From the Bishops Anti-Catholic prejudice: a warning and challenge to all

christoph schmid 258813 unsplash 1 Crucifix at Mount Lusen in Bavaria Germany/

Alfred E. Smith, a devout Catholic, was elected four times as governor of New York. However, the announcement of his candidacy for president immediately unleashed a storm of anti-Catholicism in 1928. A Protestant minister in Oklahoma City warned his large congregation, "If you vote for Al Smith, you're voting against Christ and you'll all be damned." The Daytona Beach, Florida school board predicted that, if Smith were elected, students would not be allowed to have or read a Bible. Around the country, pamphlets appeared attacking the Catholic Smith. More than 100 anti-Catholic newspapers poisoned the well with their propaganda against Smith for his religion. The anti-Catholic hate was so strong that, within just eight weeks, Smith's campaign for the presidency ended.

Some people today look back on the 1960 election of John F. Kennedy as the end of such anti-Catholicism. But, the facts seem to contradict such an optimistic view. Kennedy understood the opposition that he faced because of his religion. When he spoke in Morgantown, West Virginia, a state that at that time was 95 percent Protestant, he addressed the issue head on. He said, "Nobody asked me if I was a Catholic when I joined the United States Navy… and nobody asked my brother if he was a Catholic or Protestant before he climbed into an American bomber plane to fly his last mission." His bold words stunned the crowd when he asked if 40 million Americans lose their right to run for presidency on the day they are baptized Catholics.

On Sept.12, 1960, Kennedy addressed the Greater Houston Ministerial Association. Standing before 300 Protestant ministers and 300 spectators, he announced that the real issues in the presidential campaign were being sidelined by the anti- Catholic polemic. He provided his opponents with his political credo by announcing, "I believe in an America where the separation of church and state is absolute – where no Catholic prelate would tell the president (should he be a Catholic) how to act and no Protestant minister would tell his parishioners for whom to vote. . . ." Kennedy lost votes because he was Catholic. He won the election in spite of his Catholicism. To think that his election ended anti-Catholic prejudice in America is not accurate.

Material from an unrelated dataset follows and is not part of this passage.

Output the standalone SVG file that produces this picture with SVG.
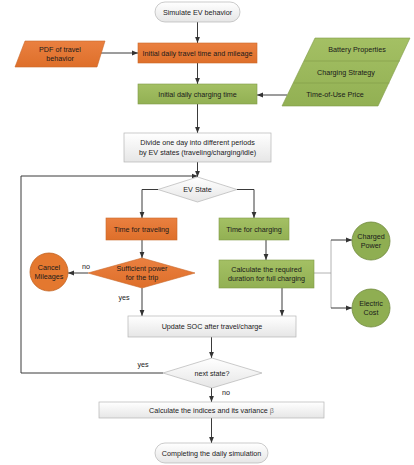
<svg xmlns="http://www.w3.org/2000/svg" width="414" height="465" viewBox="0 0 414 465">
<style>
text{font-family:"Liberation Sans",Arial,sans-serif;font-size:7.2px;fill:#1a1a1a;text-anchor:middle}
.or{fill:url(#gOr);stroke:#c9682a;stroke-width:0.6}
.gr{fill:url(#gGr);stroke:#7f9a48;stroke-width:0.6}
.gy{fill:url(#gGy);stroke:#b5b5b5;stroke-width:0.7}
.ci{fill:#8fae52;stroke:#70893e;stroke-width:0.8}
.co{fill:#e4782f;stroke:#c2621f;stroke-width:0.8}
.ln{fill:none;stroke:#3a3a3a;stroke-width:1}
.lt{fill:none;stroke:#a0a0a0;stroke-width:0.8}
</style>
<defs>
<linearGradient id="gOr" x1="0" y1="0" x2="0" y2="1"><stop offset="0" stop-color="#ea8040"/><stop offset="1" stop-color="#de6f2a"/></linearGradient>
<linearGradient id="gGr" x1="0" y1="0" x2="0" y2="1"><stop offset="0" stop-color="#a4c064"/><stop offset="1" stop-color="#92b053"/></linearGradient>
<linearGradient id="gGy" x1="0" y1="0" x2="0" y2="1"><stop offset="0" stop-color="#ffffff"/><stop offset="1" stop-color="#e6e6e6"/></linearGradient>
<marker id="ar" viewBox="0 0 10 10" refX="10" refY="5" markerWidth="6" markerHeight="6" orient="auto"><path d="M0,1 L10,5 L0,9 z" fill="#333"/></marker>
</defs>
<rect width="414" height="465" fill="#fff"/>

<g id="connectors">
<path class="ln" d="M197.5,22 V43" marker-end="url(#ar)"/>
<path class="ln" d="M99,53 H138" marker-end="url(#ar)"/>
<path class="ln" d="M197.5,63 V84" marker-end="url(#ar)"/>
<path class="ln" d="M287,95 H257" marker-end="url(#ar)"/>
<path class="ln" d="M197.5,104 V133" marker-end="url(#ar)"/>
<path class="ln" d="M197.5,162 V177" marker-end="url(#ar)"/>
<path class="ln" d="M163,373 H21 V176 H197.5" marker-end="url(#ar)"/>
<path class="ln" d="M158,189.5 H142 V218" marker-end="url(#ar)"/>
<path class="ln" d="M237,189.5 H254 V218" marker-end="url(#ar)"/>
<path class="ln" d="M142,240 V258" marker-end="url(#ar)"/>
<path class="ln" d="M88,273 H68" marker-end="url(#ar)"/>
<path class="ln" d="M142,288 V316" marker-end="url(#ar)"/>
<path class="ln" d="M266,240 V260" marker-end="url(#ar)"/>
<path class="ln" d="M282,288 V316" marker-end="url(#ar)"/>
<path class="lt" d="M313,273 H331"/>
<path class="lt" d="M331,240 V308"/>
<path class="ln" d="M331,240 H352" marker-end="url(#ar)"/>
<path class="ln" d="M331,308 H352" marker-end="url(#ar)"/>
<path class="ln" d="M211.5,337 V358" marker-end="url(#ar)"/>
<path class="ln" d="M211.5,388 V402" marker-end="url(#ar)"/>
<path class="ln" d="M211.5,418 V443" marker-end="url(#ar)"/>
<text x="86" y="269">no</text>
<text x="124" y="300">yes</text>
<text x="143" y="367">yes</text>
<text x="226" y="395">no</text>
</g>

<g id="start">
<rect class="gy" x="155" y="2" width="85" height="20" rx="10"/>
<text x="197.5" y="14.5">Simulate EV behavior</text>
</g>

<g id="pdf">
<polygon class="or" points="25,41 105,41 97,67 15,67"/>
<text x="60" y="52">PDF of travel</text>
<text x="60" y="61">behavior</text>
</g>

<g id="travel-init">
<rect class="or" x="138" y="43" width="119" height="20"/>
<text x="197.5" y="55.5">Initial daily travel time and mileage</text>
</g>

<g id="charge-init">
<rect class="gr" x="138" y="84" width="119" height="20"/>
<text x="197.5" y="96.5">Initial daily charging time</text>
</g>

<g id="inputs">
<polygon class="gr" points="315,38 410,38 378,106 282,106"/>
<path d="M304,61 H400 M293.6,83 H389.5" stroke="#7f9a48" stroke-width="0.6" fill="none"/>
<text x="357" y="52">Battery Properties</text>
<text x="346" y="74.5">Charging Strategy</text>
<text x="335" y="97">Time-of-Use Price</text>
</g>

<g id="divide">
<rect class="gy" x="124" y="133" width="147" height="29"/>
<text x="197.5" y="145">Divide one day into different periods</text>
<text x="197.5" y="155">by EV states (traveling/charging/idle)</text>
</g>

<g id="ev-state">
<polygon class="gy" points="197.5,177 237,189.5 197.5,202 158,189.5"/>
<text x="197.5" y="192">EV State</text>
</g>

<g id="time-travel">
<rect class="or" x="106" y="218" width="71" height="22"/>
<text x="141.5" y="231.5">Time for traveling</text>
</g>

<g id="time-charge">
<rect class="gr" x="219" y="218" width="70" height="22"/>
<text x="254" y="231.5">Time for charging</text>
</g>

<g id="sufficient">
<polygon class="or" points="142,258 195,273 142,288 88,273"/>
<text x="142" y="271">Sufficient power</text>
<text x="142" y="280">for the trip</text>
</g>

<g id="cancel">
<circle class="co" cx="49" cy="272" r="19"/>
<text x="49" y="270">Cancel</text>
<text x="49" y="279">Mileages</text>
</g>

<g id="calc-duration">
<rect class="gr" x="219" y="260" width="95" height="28"/>
<text x="266.5" y="271.5">Calculate the required</text>
<text x="266.5" y="281">duration for full charging</text>
</g>

<g id="charged-power">
<circle class="ci" cx="371" cy="241" r="19"/>
<text x="371" y="239">Charged</text>
<text x="371" y="248">Power</text>
</g>

<g id="electric-cost">
<circle class="ci" cx="371" cy="308" r="19"/>
<text x="371" y="305.5">Electric</text>
<text x="371" y="314.5">Cost</text>
</g>

<g id="update-soc">
<rect class="gy" x="128" y="316" width="168" height="21"/>
<text x="212" y="329">Update SOC after travel/charge</text>
</g>

<g id="next-state">
<polygon class="gy" points="212,358 262,373 212,388 163,373"/>
<text x="212" y="375.5">next state?</text>
</g>

<g id="calc-indices">
<rect class="gy" x="99" y="402" width="225" height="16"/>
<text x="211.5" y="412.5">Calculate the indices and its variance  <tspan fill="#777">β</tspan></text>
</g>

<g id="end">
<rect class="gy" x="155" y="443" width="113" height="20" rx="10"/>
<text x="211.5" y="455.5">Completing the daily simulation</text>
</g>
</svg>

Rudy Giuliani campaigned as a candidate in the 2008 presidential campaign. During a town-hall meeting in Iowa, he was questioned on his Catholic faith. Someone asked him if he was a practicing Catholic. Another person asked him how his Catholic faith would influence his political decisions. Giuliani responded by saying, "My religious affiliation, my religious practices and the degree to which I am a good or not so good Catholic, I prefer to leave to the priests." When Giuliani said, "I don't think there should be a religious test for public office," the man questioning him was not satisfied. Clearly, the Catholic faith is, in the mind of some, an impediment to public office.

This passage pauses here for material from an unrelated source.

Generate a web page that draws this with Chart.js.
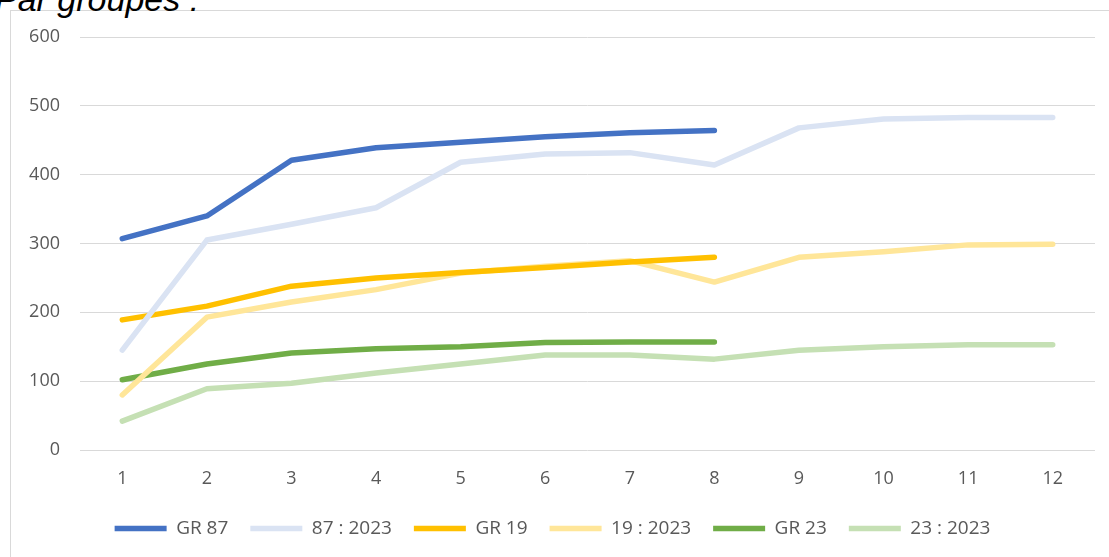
<!DOCTYPE html>
<html>
<head>
<meta charset="utf-8">
<script src="https://cdn.jsdelivr.net/npm/chart.js@4"></script>
<style>
  html, body { margin: 0; padding: 0; background: #fff; overflow: hidden; }
  #wrap { position: relative; width: 1109px; height: 557px; }
  #frame { position: absolute; left: 10px; top: 10px; right: -5px; bottom: -5px;
           border-left: 1px solid #d9d9d9; border-top: 1px solid #d9d9d9; }
  #title { position: absolute; left: -5px; top: -18px; font: italic 34px "Liberation Sans", Arial, sans-serif;
           line-height: 34px; color: #000; white-space: nowrap; }
  canvas { position: absolute; left: 0; top: 0; }
</style>
</head>
<body>
<div id="wrap">
  <div id="frame"></div>
  <div id="title">Par groupes :</div>
  <canvas id="line-chart" width="1109" height="557"></canvas>
</div>
<script>
const categories = ["1", "2", "3", "4", "5", "6", "7", "8", "9", "10", "11", "12"];

const gr87 = [307, 340, 421, 439, 447, 455, 461, 464];
const gr87y2023 = [145, 305, 328, 352, 418, 430, 432, 414, 468, 481, 483, 483];
const gr19 = [189, 209, 238, 250, 258, 265, 273, 280];
const gr19y2023 = [80, 193, 215, 233, 257, 267, 275, 244, 280, 288, 298, 299];
const gr23 = [102, 125, 141, 147, 150, 156, 157, 157];
const gr23y2023 = [42, 89, 97, 112, 125, 138, 138, 132, 145, 150, 153, 153];

const yTicks = [0, 100, 200, 300, 400, 500, 600];

const FONT = "'Open Sans', 'Noto Sans', sans-serif";

function series(label, data, color) {
  return {
    label: label,
    data: data,
    borderColor: color,
    backgroundColor: color,
    borderWidth: 5.5,
    borderCapStyle: "round",
    borderJoinStyle: "round",
    pointRadius: 0,
    pointHoverRadius: 0,
    pointStyle: "line",
    tension: 0,
  };
}

const line = document.getElementById("line-chart");
new Chart(line, {
  type: "line",
  data: {
    labels: categories,
    datasets: [
      series("GR 87", gr87, "#4472c4"),
      series("87 : 2023", gr87y2023, "#dae3f3"),
      series("GR 19", gr19, "#ffc000"),
      series("19 : 2023", gr19y2023, "#ffe699"),
      series("GR 23", gr23, "#70ad47"),
      series("23 : 2023", gr23y2023, "#c5e0b4"),
    ],
  },
  options: {
    responsive: false,
    animation: false,
    layout: {
      padding: { left: 10, right: 14, top: 37, bottom: 9 },
    },
    plugins: {
      tooltip: { enabled: false },
      legend: {
        position: "bottom",
        labels: {
          usePointStyle: true,
          pointStyleWidth: 52,
          boxHeight: 5,
          padding: 22,
          color: "#595959",
          font: { family: FONT, size: 19 },
        },
      },
    },
    scales: {
      x: {
        offset: true,
        grid: { display: false },
        border: { display: false },
        ticks: {
          color: "#595959",
          padding: 10,
          font: { family: FONT, size: 18 },
        },
        afterFit: (scale) => {
          scale.height = 47;
        },
      },
      y: {
        min: 0,
        max: 600,
        afterBuildTicks: (scale) => {
          scale.ticks = yTicks.map((v) => ({ value: v }));
        },
        grid: { color: "#d9d9d9", lineWidth: 1, drawTicks: false },
        border: { display: false },
        ticks: {
          color: "#595959",
          padding: 20,
          font: { family: FONT, size: 18 },
        },
        afterFit: (scale) => {
          scale.width = 70;
        },
      },
    },
  },
});
</script>
</body>
</html>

In 2017, in the hearings of the U.S. Senate Judiciary Committee, the ugly specter of anti-Catholicism appeared again. In examining Notre Dame law professor, Amy Coney Barrett for the 7th U.S. Circuit Court of Appeals, senators brought into question her Catholic faith. They again and again demanded assurances that her faith would not influence her legal decisions. California Senator Diane Feinstein was quite concerned that Barrett would allow her pro-life beliefs make her act against abortion. Like an oracle from on high, Feinstein pronounced against Barret the damning judgment, "The dogma lives loudly within you and that's of concern when you come to big issues…" Barrett was approved by the Senate Judiciary Committee. But, not with a single Democratic Senator voting for her. Not without an underlying anti-Catholic prejudice coming into play.

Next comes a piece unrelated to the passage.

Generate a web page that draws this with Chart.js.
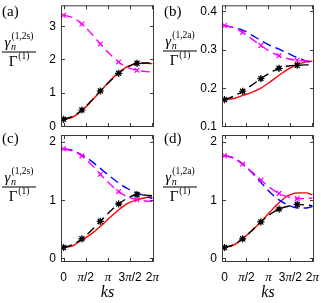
<!DOCTYPE html>
<html>
<head>
<meta charset="utf-8">
<script src="https://cdn.jsdelivr.net/npm/chart.js@4.4.0/dist/chart.umd.min.js"></script>
<style>
  body { margin: 0; background: #fff; width: 321px; height: 303px; position: relative; overflow: hidden; }
  canvas { position: absolute; left: 0; top: 0; }
</style>
</head>
<body>
<canvas id="pa" width="321" height="303"></canvas>
<canvas id="pb" width="321" height="303"></canvas>
<canvas id="pc" width="321" height="303"></canvas>
<canvas id="pd" width="321" height="303"></canvas>
<script>
// ks grid of the curves and of the symbols
const ksLine = [0, 0.65, 1.3, 1.95, 2.6, 3.25, 3.9, 4.55, 5.2, 5.85, 6.283];
const ksMark = [0, 1.3, 2.6, 3.9, 5.2];
const xTicks = [0, Math.PI / 2, Math.PI, 3 * Math.PI / 2, 2 * Math.PI];
const xTickLabels = ['0', 'π/2', 'π', '3π/2', '2π'];

// (a) gamma^(1,2s)
const aRed     = [0.20, 0.27, 0.46, 0.74, 1.04, 1.34, 1.60, 1.79, 1.87, 1.88, 1.87];
const aBlack   = [0.20, 0.29, 0.48, 0.75, 1.05, 1.33, 1.58, 1.77, 1.88, 1.89, 1.88];
const aMagenta = [3.32, 3.25, 3.06, 2.78, 2.46, 2.17, 1.92, 1.75, 1.67, 1.63, 1.62];
const aBlackMk   = [0.20, 0.48, 1.05, 1.58, 1.88];
const aMagentaMk = [3.32, 3.06, 2.46, 1.92, 1.67];
const aTicks = [0, 1, 2, 3];

// (b) gamma^(1,2a)
const bRed     = [0.169, 0.172, 0.180, 0.188, 0.199, 0.215, 0.233, 0.249, 0.261, 0.268, 0.270];
const bBlack   = [0.169, 0.178, 0.191, 0.207, 0.224, 0.239, 0.251, 0.257, 0.259, 0.260, 0.260];
const bBlue    = [0.363, 0.358, 0.351, 0.338, 0.324, 0.311, 0.301, 0.290, 0.279, 0.270, 0.265];
const bMagenta = [0.363, 0.357, 0.345, 0.328, 0.311, 0.295, 0.284, 0.276, 0.272, 0.270, 0.270];
const bBlackMk   = [0.169, 0.191, 0.224, 0.251, 0.259];
const bMagentaMk = [0.363, 0.345, 0.311, 0.284, 0.272];
const bTicks = [0.1, 0.2, 0.3, 0.4];

// (c) gamma^(1,2s)
const cRed     = [0.18, 0.21, 0.31, 0.41, 0.54, 0.69, 0.83, 0.94, 1.00, 1.04, 1.05];
const cBlack   = [0.18, 0.23, 0.33, 0.47, 0.63, 0.79, 0.93, 1.03, 1.09, 1.08, 1.07];
const cBlue    = [1.875, 1.85, 1.77, 1.67, 1.54, 1.41, 1.29, 1.19, 1.12, 1.06, 1.02];
const cMagenta = [1.875, 1.84, 1.755, 1.61, 1.44, 1.28, 1.14, 1.05, 1.00, 0.98, 0.97];
const cBlackMk   = [0.18, 0.33, 0.63, 0.93, 1.09];
const cMagentaMk = [1.875, 1.755, 1.44, 1.14, 1.00];
const cTicks = [0, 1, 2];

// (d) gamma^(1,2a)
const dRed     = [0.18, 0.22, 0.33, 0.47, 0.62, 0.79, 0.95, 1.07, 1.12, 1.12, 1.085];
const dBlack   = [0.18, 0.23, 0.33, 0.47, 0.62, 0.75, 0.84, 0.89, 0.92, 0.91, 0.90];
const dBlue    = [1.76, 1.72, 1.62, 1.47, 1.30, 1.13, 1.00, 0.91, 0.86, 0.86, 0.885];
const dMagenta = [1.76, 1.72, 1.61, 1.48, 1.34, 1.21, 1.11, 1.05, 1.02, 1.02, 1.03];
const dBlackMk   = [0.18, 0.33, 0.62, 0.84, 0.92];
const dMagentaMk = [1.76, 1.61, 1.34, 1.11, 1.02];
const dTicks = [0, 1, 2];

const SANS = '"Liberation Sans", Arial, sans-serif';
const SERIF = '"Liberation Serif", "Times New Roman", serif';

function pts(xs, ys) {
  return ys.map((v, i) => ({ x: xs[i], y: v }));
}

function curve(ys, color, dash, order) {
  return {
    data: pts(ksLine, ys), borderColor: color, borderWidth: 1.4, borderDash: dash,
    pointRadius: 0, cubicInterpolationMode: 'monotone', fill: false, order: order
  };
}

function symbols(ys, color, style, r, bw, order) {
  return {
    data: pts(ksMark, ys), showLine: false, pointStyle: style, pointRadius: r,
    pointBorderWidth: bw, pointBackgroundColor: color, pointBorderColor: color, order: order
  };
}

function drawXLabel(ctx, cx, cy, s) {
  const parts = s.split('').map(ch => ({
    t: ch, f: ch === 'π' ? 'italic 13px ' + SERIF : '12px ' + SANS
  }));
  let w = 0;
  parts.forEach(p => { ctx.font = p.f; p.w = ctx.measureText(p.t).width; w += p.w; });
  let x = cx - w / 2;
  ctx.textAlign = 'left';
  ctx.textBaseline = 'middle';
  parts.forEach(p => { ctx.font = p.f; ctx.fillText(p.t, x, cy); x += p.w; });
}

function drawFrac(ctx, cx, by, sup) {
  ctx.textBaseline = 'alphabetic';
  ctx.textAlign = 'left';
  const fBig = 'italic 15px ' + SERIF, fSub = 'italic 10px ' + SERIF, fSup = '9.5px ' + SERIF;
  ctx.font = fBig; const wg = ctx.measureText('γ').width;
  ctx.font = fSub; const wn = ctx.measureText('n').width;
  ctx.font = fSup; const ws = ctx.measureText(sup).width;
  const wNum = wg + 1 + Math.max(wn, ws);
  let x = cx - wNum / 2;
  ctx.font = fBig; ctx.fillText('γ', x, by - 5);
  ctx.font = fSub; ctx.fillText('n', x + wg + 0.5, by - 2);
  ctx.font = fSup; ctx.fillText(sup, x + wg + 1, by - 13);
  // bar
  ctx.fillRect(cx - 17, by - 0.5, 34, 1);
  const fG = '15px ' + SERIF;
  ctx.font = fG; const wG = ctx.measureText('Γ').width;
  ctx.font = fSup; const w1 = ctx.measureText('(1)').width;
  x = cx - (wG + 1 + w1) / 2;
  ctx.font = fG; ctx.fillText('Γ', x, by + 14);
  ctx.font = fSup; ctx.fillText('(1)', x + wG + 1, by + 7);
}

const axesPlugin = {
  id: 'axesPlugin',
  afterDraw(chart) {
    const o = chart.options.plugins.axesPlugin;
    const { ctx, chartArea: a } = chart;
    const sx = chart.scales.x, sy = chart.scales.y;
    ctx.save();
    ctx.strokeStyle = '#3a3a3a';
    ctx.lineWidth = 1;
    ctx.strokeRect(a.left + 0.5, a.top + 0.5, a.right - a.left - 1, a.bottom - a.top - 1);
    ctx.beginPath();
    xTicks.forEach(v => {
      const px = Math.round(sx.getPixelForValue(v)) + 0.5;
      ctx.moveTo(px, a.bottom); ctx.lineTo(px, a.bottom - 4);
      ctx.moveTo(px, a.top); ctx.lineTo(px, a.top + 4);
    });
    o.yTicks.forEach(v => {
      const py = Math.round(sy.getPixelForValue(v)) + 0.5;
      ctx.moveTo(a.left, py); ctx.lineTo(a.left + 4, py);
      ctx.moveTo(a.right, py); ctx.lineTo(a.right - 4, py);
    });
    ctx.stroke();

    ctx.fillStyle = '#000';
    ctx.font = '12px ' + SANS;
    ctx.textAlign = 'right';
    ctx.textBaseline = 'middle';
    o.yTicks.forEach(v => {
      ctx.fillText(String(v), a.left - 5, sy.getPixelForValue(v) + 0.5);
    });

    if (o.xLabels) {
      xTickLabels.forEach((s, i) => drawXLabel(ctx, sx.getPixelForValue(xTicks[i]), a.bottom + 16, s));
      ctx.font = 'italic 16px ' + SERIF;
      ctx.textAlign = 'center';
      ctx.textBaseline = 'middle';
      ctx.fillText('ks', (a.left + a.right) / 2, a.bottom + 31);
    }

    ctx.font = '15px ' + SERIF;
    ctx.textAlign = 'left';
    ctx.textBaseline = 'alphabetic';
    ctx.fillText(o.letter, o.letterX, o.letterY);

    drawFrac(ctx, o.fracX, o.fracY, o.sup);
    ctx.restore();
  }
};

function panel(id, pad, yMin, yMax, sets, opts) {
  new Chart(document.getElementById(id), {
    type: 'line',
    data: { datasets: sets },
    options: {
      responsive: false,
      animation: false,
      events: [],
      layout: { padding: pad },
      scales: {
        x: { type: 'linear', min: -0.18, max: 6.40, display: false },
        y: { type: 'linear', min: yMin, max: yMax, display: false }
      },
      plugins: { legend: { display: false }, tooltip: { enabled: false }, axesPlugin: opts }
    },
    plugins: [axesPlugin]
  });
}

function sets(red, black, blue, magenta, blackMk, magentaMk) {
  const s = [
    symbols(blackMk, '#000', 'star', 3.6, 1.2, 0),
    symbols(blackMk, '#000', 'circle', 2.2, 0, 0),
    symbols(magentaMk, '#ff00ff', 'crossRot', 3.3, 1.3, 1),
    curve(magenta, '#ff00ff', [9, 5], 2),
    curve(black, '#000', [9, 5], 3),
    curve(red, '#ff0000', [], 5)
  ];
  if (blue) s.push(curve(blue, '#0000ff', [9, 5], 4));
  return s;
}

panel('pa', { left: 61, right: 167, top: 3, bottom: 176 }, -0.03, 3.62,
  sets(aRed, aBlack, null, aMagenta, aBlackMk, aMagentaMk),
  { yTicks: aTicks, xLabels: false, letter: '(a)', letterX: 2, letterY: 16, fracX: 19, fracY: 52, sup: '(1,2s)' });

panel('pb', { left: 222, right: 7, top: 3, bottom: 176 }, 0.0974, 0.416,
  sets(bRed, bBlack, bBlue, bMagenta, bBlackMk, bMagentaMk),
  { yTicks: bTicks, xLabels: false, letter: '(b)', letterX: 164, letterY: 16, fracX: 180, fracY: 51, sup: '(1,2a)' });

panel('pc', { left: 61, right: 167, top: 135, bottom: 41 }, -0.069, 2.114,
  sets(cRed, cBlack, cBlue, cMagenta, cBlackMk, cMagentaMk),
  { yTicks: cTicks, xLabels: true, letter: '(c)', letterX: 2, letterY: 143, fracX: 19, fracY: 187, sup: '(1,2s)' });

panel('pd', { left: 222, right: 7, top: 135, bottom: 41 }, -0.069, 2.114,
  sets(dRed, dBlack, dBlue, dMagenta, dBlackMk, dMagentaMk),
  { yTicks: dTicks, xLabels: true, letter: '(d)', letterX: 164, letterY: 143, fracX: 180, fracY: 187, sup: '(1,2a)' });
</script>
</body>
</html>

Richard John Neuhaus once observed that it is not simply being Catholic that is the problem for someone running for public office. Rather, it is being a Catholic who holds to the truths as taught by the Church. Neuhaus said, "Indeed, one of the most acceptable things is to be a bad Catholic, and in the view of many people, the only good Catholic is a bad Catholic." As Catholics, we should lament any time the vast wisdom of our faith and tradition is summarily dismissed from the national debate or when we ourselves are marginalized. 

The anti-Catholic prejudice that surfaces in our process of selecting people for public office should be a warning and a challenge to all. People of every faith need to question where to draw the line on what qualifies or disqualifies a person from public office. Have we come to a point in our country where certain issues no longer admit discussion or diversity of opinion? Are we moving toward a situation where moral values will be dictated by the state and religion will be seen as an enemy? Would we want to disqualify from public office individuals with principles that prod us to re-examine some of our decisions just because we disagree with them? The end result will be a very bad form of government.